Optimisation of synthetic vector systems for cancer gene therapy - the role of the excess of cationic dendrimer under physiological conditions.
|Title||Optimisation of synthetic vector systems for cancer gene therapy - the role of the excess of cationic dendrimer under physiological conditions.|
|Publication Type||Journal Article|
|Year of Publication||2014|
|Authors||Santander-Ortega MJ, de la Fuente M, Lozano MV, Tsui ML, Bolton K, Uchegbu IF, Schätzlein AG|
|Journal||Curr Top Med Chem|
|Keywords||Cations, Cell Line, Tumor, Dendrimers, Drug Delivery Systems, Gene Transfer Techniques, Genetic Therapy, Humans, Neoplasms, Polypropylenes|
We have previously demonstrated in a therapeutic study that a single systemic course of DAB-Am16 dendriplexes loaded with plasmid expressing TNFα over a period of time of 10 days led to a regression of 100% of tumours and to long term cures of up to 80% of animals. However, the formulation had a relatively low colloidal stability requiring administration soon after nanoparticle preparation. Similar to other cationic polyplex and dendrimer DNA delivery systems, DAB-AM16 dendrimer formulations contained a substantial proportion of free polymer; this free polymer is present independently of the specific polymer:DNA ratio and increases with increasing proportion of polymer (N:P charge ratio) in the formulation. It has previously been shown for this and other systems that the excess of polymer plays a role in promoting the transfection efficiency of synthetic vectors. This has been linked to effects of the polymer on the efficiency of intracellular processing, e.g. endosomal release. However, the free polymer may have additional effects that are relevant to the efficiency of the formulation. This study therefore considered the effect of free dendrimer on the colloidal stability of the complexes, the interaction of the complex with the formulation medium, and with biological components, i.e. electrolytes and serum proteins after administration.

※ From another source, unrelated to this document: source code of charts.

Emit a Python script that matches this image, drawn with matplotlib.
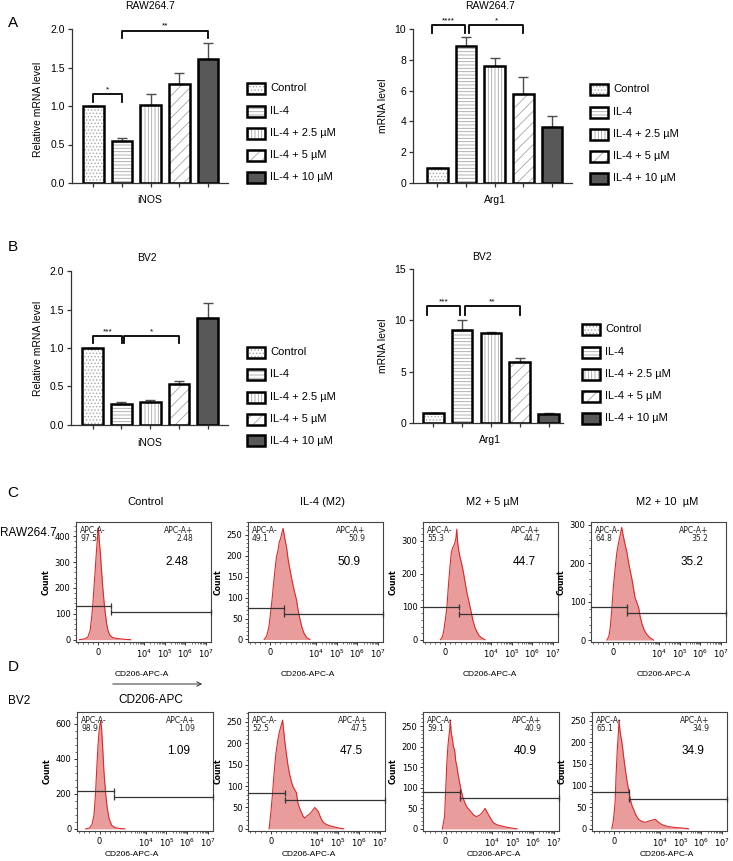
import matplotlib
matplotlib.use('Agg')
import matplotlib.pyplot as plt
import numpy as np
from matplotlib.patches import Rectangle
from matplotlib.ticker import FixedLocator, MultipleLocator

plt.rcParams['font.family'] = ['Liberation Sans', 'DejaVu Sans']
plt.rcParams['hatch.color'] = '#a6a6a6'
plt.rcParams['hatch.linewidth'] = 0.6

W, H = 733, 861

# --- qPCR bar data ---
groups = ['Control', 'IL-4', 'IL-4 + 2.5 µM', 'IL-4 + 5 µM', 'IL-4 + 10 µM']
fills = ['white', 'white', 'white', 'white', '#585858']
hatches = ['.....', '-----', '|||||', '///', '']

raw_inos = [1.00, 0.55, 1.01, 1.29, 1.61]
raw_inos_err = [0.0, 0.03, 0.15, 0.14, 0.21]
raw_arg1 = [0.95, 8.90, 7.60, 5.76, 3.63]
raw_arg1_err = [0.0, 0.55, 0.50, 1.10, 0.72]
bv2_inos = [1.00, 0.27, 0.30, 0.53, 1.39]
bv2_inos_err = [0.0, 0.03, 0.02, 0.04, 0.20]
bv2_arg1 = [0.94, 9.03, 8.77, 5.95, 0.88]
bv2_arg1_err = [0.0, 0.97, 0.10, 0.40, 0.12]

# --- flow cytometry histograms (CD206-APC-A vs count) ---
raw_ctrl_x = [-750, -550, -420, -330, -270, -220, -170, -120, -80, -40, -10, 15, 40, 80, 120,
              170, 220, 270, 320, 380, 450, 550, 700, 900, 1300, 2200]
raw_ctrl_n = [0, 3, 10, 35, 85, 140, 210, 280, 340, 390, 432, 415, 375, 330, 272,
              205, 150, 105, 65, 35, 18, 9, 5, 3, 1, 0]
raw_il4_x = [-250, -150, -60, 0, 60, 120, 180, 240, 300, 350, 400, 450, 500, 540, 580,
             640, 700, 780, 860, 950, 1100, 1300, 1600, 2000, 2600, 3500, 5000]
raw_il4_n = [0, 8, 30, 60, 92, 130, 165, 197, 212, 232, 240, 252, 265, 252, 238,
             220, 192, 165, 140, 115, 95, 72, 50, 30, 14, 4, 0]
raw_5_x = [-200, -120, -60, 0, 60, 120, 180, 230, 280, 330, 380, 420, 450, 480, 520,
           580, 640, 700, 780, 860, 950, 1100, 1300, 1600, 2000, 2600, 3500, 5000]
raw_5_n = [0, 8, 30, 62, 100, 165, 220, 262, 278, 285, 295, 310, 335, 300, 275,
           250, 232, 210, 175, 140, 110, 80, 58, 38, 25, 12, 5, 0]
raw_10_x = [-260, -180, -120, -65, 0, 66, 130, 200, 260, 330, 380, 440, 530, 620, 730,
            860, 1000, 1200, 1500, 1900, 2500, 3500, 5300]
raw_10_n = [0, 10, 35, 80, 140, 185, 225, 252, 270, 293, 275, 255, 230, 195, 160,
            110, 85, 60, 40, 25, 15, 6, 0]
bv2_ctrl_x = [-550, -400, -300, -220, -160, -110, -60, -20, 20, 50, 80, 120, 170, 240, 300,
              380, 480, 600, 750, 1000]
bv2_ctrl_n = [0, 5, 25, 80, 200, 350, 480, 560, 600, 615, 570, 470, 330, 200, 120,
              55, 20, 8, 3, 0]
bv2_il4_x = [-65, 0, 66, 130, 200, 270, 330, 400, 465, 530, 600, 670, 730, 800, 860, 1000,
             1200, 1450, 1700, 2100, 2500, 3200, 4400, 5800, 7600, 9500, 11200, 15000, 19500,
             28000, 41000, 87000, 182000]
bv2_il4_n = [0, 35, 80, 130, 175, 205, 225, 240, 254, 215, 180, 150, 130, 112, 100, 85,
             60, 48, 40, 30, 25, 30, 35, 42, 50, 45, 40, 25, 15, 10, 7, 3, 0]
bv2_5_x = [-130, -40, 50, 90, 130, 160, 185, 220, 265, 310, 360, 400, 450, 500, 560, 620,
           690, 750, 820, 950, 1070, 1400, 1860, 2500, 3240, 4000, 4790, 5800, 6900, 9000,
           12000, 18000, 26000, 54000, 166000]
bv2_5_n = [0, 30, 160, 200, 225, 240, 265, 235, 220, 200, 190, 165, 150, 130, 110, 92,
           75, 65, 55, 45, 40, 33, 30, 33, 38, 44, 50, 42, 35, 25, 15, 10, 8, 4, 0]
bv2_10_x = [-105, -40, 26, 70, 120, 150, 185, 215, 250, 285, 320, 370, 425, 480, 530, 580,
            625, 690, 760, 850, 960, 1300, 1860, 2800, 4000, 5700, 7500, 10000, 15000, 26000,
            55000, 112000, 240000]
bv2_10_n = [0, 20, 60, 130, 190, 215, 252, 230, 215, 205, 190, 165, 140, 118, 100, 85,
            70, 55, 45, 32, 22, 17, 15, 18, 20, 22, 17, 12, 8, 5, 3, 2, 0]

raw_neg = ['97.5', '49.1', '55.3', '64.8']
raw_pos = ['2.48', '50.9', '44.7', '35.2']
bv2_neg = ['98.9', '52.5', '59.1', '65.1']
bv2_pos = ['1.09', '47.5', '40.9', '34.9']
flow_titles = ['Control', 'IL-4 (M2)', 'M2 + 5 µM', 'M2 + 10  µM']

fig = plt.figure(figsize=(W / 100, H / 100), dpi=100)


def rect(l, t, r, b):
    return [l / W, 1 - b / H, (r - l) / W, (b - t) / H]


def ftext(x, y, s, **kw):
    kw.setdefault('ha', 'center')
    kw.setdefault('va', 'center')
    fig.text(x / W, 1 - y / H, s, **kw)


def bar_panel(box, vals, errs, xlim, ylim, yticks, ylabels, brackets):
    ax = fig.add_axes(rect(*box))
    x = np.arange(len(vals))
    bars = ax.bar(x, vals, width=0.72, color=fills, linewidth=0, zorder=2)
    for b, h in zip(bars, hatches):
        b.set_hatch(h)
    ax.errorbar(x, vals, yerr=[np.zeros(len(vals)), errs], fmt='none', ecolor='#4d4d4d',
                elinewidth=1.0, capsize=3.6, capthick=1.0, zorder=3)
    ax.bar(x, vals, width=0.72, fill=False, edgecolor='black', linewidth=1.8, zorder=4)
    ax.set_xlim(*xlim)
    ax.set_ylim(*ylim)
    ax.set_xticks(x)
    ax.set_xticklabels([])
    ax.set_yticks(yticks)
    ax.set_yticklabels(ylabels)
    for s in ['top', 'right']:
        ax.spines[s].set_visible(False)
    for s in ['left', 'bottom']:
        ax.spines[s].set_color('#333333')
        ax.spines[s].set_linewidth(0.9)
    ax.tick_params(length=3, width=0.9, color='#333333', labelsize=7.5, pad=2)
    for i, j, y, h, s in brackets:
        ax.plot([i, i, j, j], [y - h, y, y, y - h], color='black', lw=1.3,
                clip_on=False, zorder=5)
        ax.annotate(s, ((i + j) / 2, y), xytext=(0, 0.5), textcoords='offset points',
                    ha='center', va='bottom', fontsize=6, annotation_clip=False)
    return ax


def legend_at(x0, ys):
    for i, y in enumerate(ys):
        xy = (x0 / W, 1 - (y + 5.5) / H)
        fig.add_artist(Rectangle(xy, 18 / W, 11 / H, transform=fig.transFigure,
                                 facecolor=fills[i], hatch=hatches[i], linewidth=0))
        fig.add_artist(Rectangle(xy, 18 / W, 11 / H, transform=fig.transFigure,
                                 fill=False, edgecolor='black', linewidth=1.8))
        ftext(x0 + 23, y, groups[i], ha='left', fontsize=8)


# --- A / B bar charts ---
bar_panel((72, 29, 228, 183), raw_inos, raw_inos_err, (-0.75, 4.7), (0, 2.0),
          [0, 0.5, 1.0, 1.5, 2.0], ['0.0', '0.5', '1.0', '1.5', '2.0'],
          [(0, 1, 1.15, 0.1, '*'), (1, 4, 1.98, 0.1, '**')])
bar_panel((413, 29, 572, 183), raw_arg1, raw_arg1_err, (-0.85, 4.7), (0, 10),
          [0, 2, 4, 6, 8, 10], ['0', '2', '4', '6', '8', '10'],
          [(-0.2, 0.98, 10.28, 0.55, '****'), (1.1, 3.0, 10.28, 0.55, '*')])
bar_panel((71, 271, 228, 425), bv2_inos, bv2_inos_err, (-0.75, 4.7), (0, 2.0),
          [0, 0.5, 1.0, 1.5, 2.0], ['0.0', '0.5', '1.0', '1.5', '2.0'],
          [(0, 1.03, 1.15, 0.09, '***'), (1.1, 3.0, 1.15, 0.09, '*')])
bar_panel((413, 269, 563, 423), bv2_arg1, bv2_arg1_err, (-0.7, 4.5), (0, 15),
          [0, 5, 10, 15], ['0', '5', '10', '15'],
          [(-0.2, 0.94, 11.4, 0.9, '***'), (1.1, 3.0, 11.4, 0.9, '**')])

legend_at(247, [88, 111, 133, 155, 177])
legend_at(590, [89, 112, 134, 156, 178])
legend_at(247, [352, 374, 397, 419, 441])
legend_at(582, [329, 352, 374, 396, 418])

ftext(150, 6, 'RAW264.7', fontsize=7.5)
ftext(490, 6, 'RAW264.7', fontsize=7.5)
ftext(147, 258, 'BV2', fontsize=7.5)
ftext(482, 257, 'BV2', fontsize=7.5)
ftext(150, 200, 'iNOS', fontsize=7.5)
ftext(495, 200, 'Arg1', fontsize=7.5)
ftext(150, 443, 'iNOS', fontsize=7.5)
ftext(490, 440, 'Arg1', fontsize=7.5)
ftext(38, 109, 'Relative mRNA level', fontsize=7.5, rotation=90)
ftext(383, 106, 'mRNA level', fontsize=7.5, rotation=90)
ftext(38, 348, 'Relative mRNA level', fontsize=7.5, rotation=90)
ftext(383, 346, 'mRNA level', fontsize=7.5, rotation=90)

ftext(13, 23, 'A', fontsize=11)
ftext(13, 247, 'B', fontsize=11)
ftext(13, 493, 'C', fontsize=11)
ftext(13, 667, 'D', fontsize=11)

# --- C / D flow histograms ---
XLO, XHI = -890, 1.74e7
xmaj = [0, 1e4, 1e5, 1e6, 1e7]
xmaj_lab = ['0', '$10^4$', '$10^5$', '$10^6$', '$10^7$']
xminor = [-800, -600, -400, -200, 200, 400, 600, 800, 1000] + \
    [m * 10 ** k for k in (3, 4, 5, 6) for m in range(2, 10)]


def flow_panel(box, xs, ns, ylim, ystep, ymin_step, gate, neg, pos):
    ax = fig.add_axes(rect(*box))
    ax.set_xscale('symlog', linthresh=1000, linscale=1.1)
    ax.fill_between(xs, ns, 0, color='#e89c9c', lw=0, zorder=1)
    ax.plot(xs, ns, color='#dc2a2a', lw=0.8, zorder=2)
    ax.set_xlim(XLO, XHI)
    ax.set_ylim(*ylim)
    ax.set_xticks(xmaj)
    ax.set_xticklabels(xmaj_lab)
    ax.xaxis.set_minor_locator(FixedLocator(xminor))
    ax.yaxis.set_major_locator(MultipleLocator(ystep))
    ax.yaxis.set_minor_locator(MultipleLocator(ymin_step))
    for s in ax.spines.values():
        s.set_color('#444444')
        s.set_linewidth(0.8)
    ax.tick_params(which='major', length=2.5, width=0.7, labelsize=6, pad=1.5,
                   color='#333333')
    ax.tick_params(which='minor', length=1.5, width=0.5, color='#333333')
    for lbl in ax.get_xticklabels() + ax.get_yticklabels():
        lbl.set_fontfamily('DejaVu Sans')
    ax.set_ylabel('Count', fontsize=5.5, fontweight='bold', family='DejaVu Sans',
                  labelpad=3)
    b, yl, yr = gate
    g = dict(color='#333333', lw=0.9, clip_on=False, zorder=3)
    ax.plot([XLO, b], [yl, yl], **g)
    ax.plot([b, XHI], [yr, yr], **g)
    ax.plot([b], [yl], marker='|', ms=5, mew=0.9, **g)
    ax.plot([b, XHI], [yr, yr], ls='none', marker='|', ms=5, mew=0.9, **g)
    t = dict(transform=ax.transAxes, fontsize=5.5, family='DejaVu Sans', color='#222222')
    ax.text(0.03, 0.965, 'APC-A-', va='top', ha='left', **t)
    ax.text(0.03, 0.9, neg, va='top', ha='left', **t)
    ax.text(0.87, 0.965, 'APC-A+', va='top', ha='right', **t)
    ax.text(0.87, 0.9, pos, va='top', ha='right', **t)
    ax.text(0.75, 0.67, pos, transform=ax.transAxes, fontsize=8.5, ha='center',
            va='center')
    return ax


c_cols = [(76, 211), (248, 383), (423, 558), (591, 726)]
d_cols = [(77, 213), (248, 385), (423, 559), (592, 727)]

raw_sets = [(raw_ctrl_x, raw_ctrl_n, (-9, 455), 100, 20, (517, 130, 108)),
            (raw_il4_x, raw_il4_n, (-6, 280), 50, 10, (530, 74, 60)),
            (raw_5_x, raw_5_n, (-7, 357), 100, 20, (530, 98, 77)),
            (raw_10_x, raw_10_n, (-5, 307), 100, 20, (530, 85, 70))]
bv2_sets = [(bv2_ctrl_x, bv2_ctrl_n, (-12, 668), 200, 40, (570, 215, 181)),
            (bv2_il4_x, bv2_il4_n, (-5, 273), 50, 10, (570, 84, 68)),
            (bv2_5_x, bv2_5_n, (-5, 284), 50, 10, (560, 90, 74)),
            (bv2_10_x, bv2_10_n, (-5, 270), 50, 10, (560, 85, 69))]

for k in range(4):
    xs, ns, yl, ys, ym, gate = raw_sets[k]
    flow_panel((c_cols[k][0], 522, c_cols[k][1], 642), xs, ns, yl, ys, ym, gate,
               raw_neg[k], raw_pos[k])
    xs, ns, yl, ys, ym, gate = bv2_sets[k]
    flow_panel((d_cols[k][0], 712, d_cols[k][1], 831), xs, ns, yl, ys, ym, gate,
               bv2_neg[k], bv2_pos[k])

for x, s in zip([145, 322, 492, 667], flow_titles):
    ftext(x, 502, s, fontsize=8)
for x in [142, 308, 490, 664]:
    ftext(x, 675, 'CD206-APC-A', fontsize=6)
for x in [132, 309, 494, 667]:
    ftext(x, 855, 'CD206-APC-A', fontsize=6)

fig.add_artist(matplotlib.patches.FancyArrowPatch(
    (110 / W, 1 - 684 / H), (205 / W, 1 - 684 / H), transform=fig.transFigure,
    arrowstyle='->', mutation_scale=8, lw=0.7, color='#333333'))
ftext(151, 700, 'CD206-APC', fontsize=8.5)
ftext(0, 533, 'RAW264.7', fontsize=8.5, ha='left')
ftext(8, 701, 'BV2', fontsize=8.5, ha='left')

fig.savefig('out.png', dpi=100)
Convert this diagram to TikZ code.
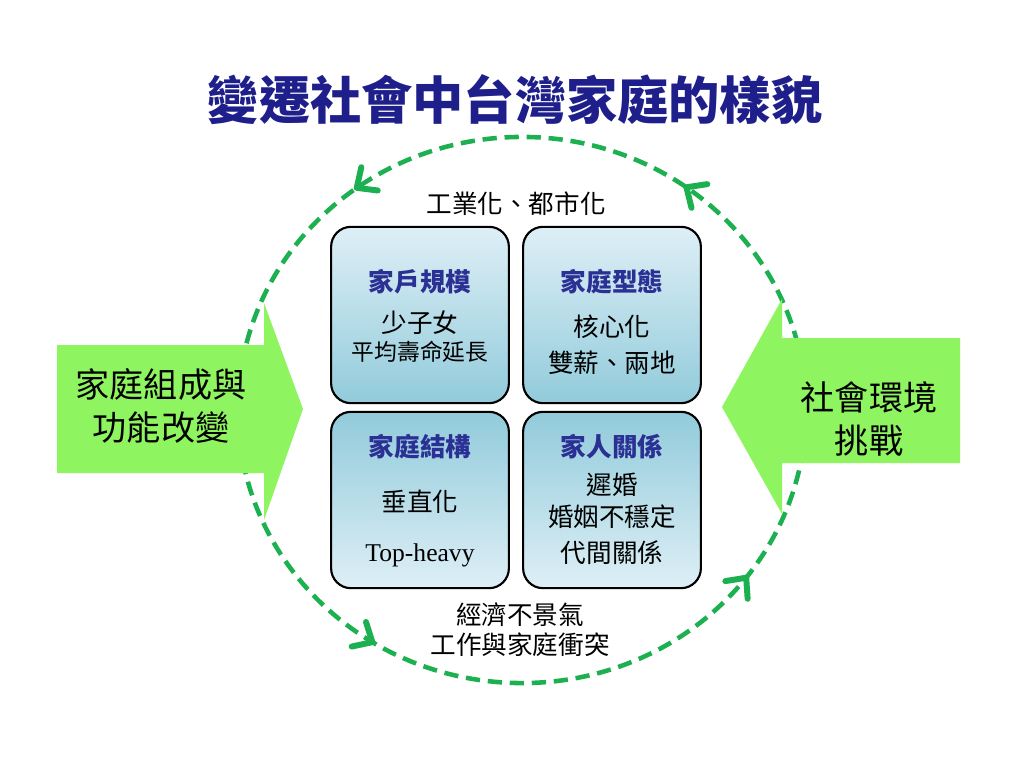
\documentclass[tikz,border=0pt]{standalone}
\usepackage{fontspec}
\setmainfont{Noto Sans CJK TC}
\newfontfamily\romanfont{Liberation Serif}
\usetikzlibrary{arrows.meta, decorations.markings}
\definecolor{titleblue}{RGB}{31,31,140}
\definecolor{headblue}{RGB}{43,48,148}
\definecolor{ringgreen}{RGB}{29,176,80}
\definecolor{arrowgreen}{RGB}{142,244,96}
\definecolor{celllight}{RGB}{222,239,246}
\definecolor{celldark}{RGB}{146,203,219}
\tikzset{
  ringtip/.tip={Straight Barb[length=11pt, width=20pt, line width=4.2pt, round]},
  ringline/.style={ringgreen, line width=3.2pt, dash pattern=on 10pt off 5.5pt},
  cell/.style={draw=black, line width=1.5pt, rounded corners=14pt, minimum width=125pt, minimum height=124pt, inner sep=0pt},
  cellhead/.style={font=\bfseries\fontsize{18}{22}\selectfont, text=headblue},
  celltext/.style={font=\fontsize{18}{22}\selectfont},
  blockarrow/.style={fill=arrowgreen, draw=none},
  arrowtext/.style={font=\fontsize{24}{30}\selectfont, align=center},
}
\begin{document}
\begin{tikzpicture}[x=0.703125pt, y=0.703125pt]
% Page frame, 1024 x 768 px
\fill[white] (0,0) rectangle (1024,-768);
\useasboundingbox (0,0) rectangle (1024,-768);

% Title
\node[font=\bfseries\fontsize{36}{40}\selectfont, text=titleblue] (title) at (515,-100) {變遷社會中台灣家庭的樣貌};

% Dashed ring with its four tips
\pgfmathsetmacro{\cx}{522}
\pgfmathsetmacro{\cy}{-410}
\draw[ringline, postaction={solid, decorate, decoration={markings,
    mark=at position 0.152 with {\arrow{ringtip}},
    mark=at position 0.352 with {\arrow{ringtip}},
    mark=at position 0.662 with {\arrow{ringtip}},
    mark=at position 0.898 with {\arrow{ringtip}}}}]
  (\cx,\cy) ellipse [x radius=199.7pt, y radius=192pt];

% Block arrows
\fill[blockarrow] (57,-345) -- (264,-345) -- (264,-303) -- (303,-409) -- (264,-520) -- (264,-473) -- (57,-473) -- cycle;
\node[arrowtext] (change) at (161,-406) {家庭組成與\\功能改變};
\fill[blockarrow] (960,-338) -- (782,-338) -- (782,-299) -- (722,-407) -- (782,-514) -- (782,-463) -- (960,-463) -- cycle;
\node[arrowtext] (society) at (869,-419) {社會環境\\挑戰};

% The four cells
\node[cell, top color=celllight, bottom color=celldark] (size) at (420,-315) {};
\node[cell, top color=celllight, bottom color=celldark] (type) at (612,-315) {};
\node[cell, top color=celldark, bottom color=celllight] (struct) at (420,-500) {};
\node[cell, top color=celldark, bottom color=celllight] (relation) at (612,-500) {};

% Cell texts
\node[cellhead] (sizehead) at (420,-282) {家戶規模};
\node[celltext] (sizea) at (420,-323) {少子女};
\node[font=\fontsize{16}{20}\selectfont] (sizeb) at (420,-352) {平均壽命延長};
\node[cellhead] (typehead) at (612,-282) {家庭型態};
\node[celltext] (typea) at (612,-327) {核心化};
\node[celltext] (typeb) at (612,-363) {雙薪、兩地};
\node[cellhead] (structhead) at (420,-447) {家庭結構};
\node[celltext] (structa) at (420,-502) {垂直化};
\node[font=\romanfont\fontsize{18}{22}\selectfont] (structb) at (420,-555) {Top-heavy};
\node[cellhead] (relationhead) at (612,-447) {家人關係};
\node[celltext] (relationa) at (612,-485) {遲婚};
\node[celltext] (relationb) at (612,-517) {婚姻不穩定};
\node[celltext] (relationc) at (612,-553) {代間關係};

% Forces around the cells
\node[celltext] (industry) at (516,-204) {工業化、都市化};
\node[celltext] (economy) at (520,-615) {經濟不景氣};
\node[celltext] (conflict) at (520,-645) {工作與家庭衝突};
\end{tikzpicture}
\end{document}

Analysis of the total potential of interaction shows that, even at high N:P ratios, the excess of free dendrimer in the medium is not enough to induce the aggregation of the formulation due to depletion forces. This finding is unusual and can be attributed to the particularly low Mw of these dendrimers (1.6 kDa). On the other hand, formulations are highly sensitive to the strength of the dendrimer:DNA interactions. These can be controlled by the degree of protonation (α) of the dendrimer which is strongly dependent on bulk pH. Modulation of the protonation level to α≥0.4 allows reproducible production of colloidally stable particles. Finally, we have demonstrated that electrolytes and proteins present in physiological media play a crucial role to favour the efficiency of these synthetic vectors reducing the toxicity associated with their cationic groups.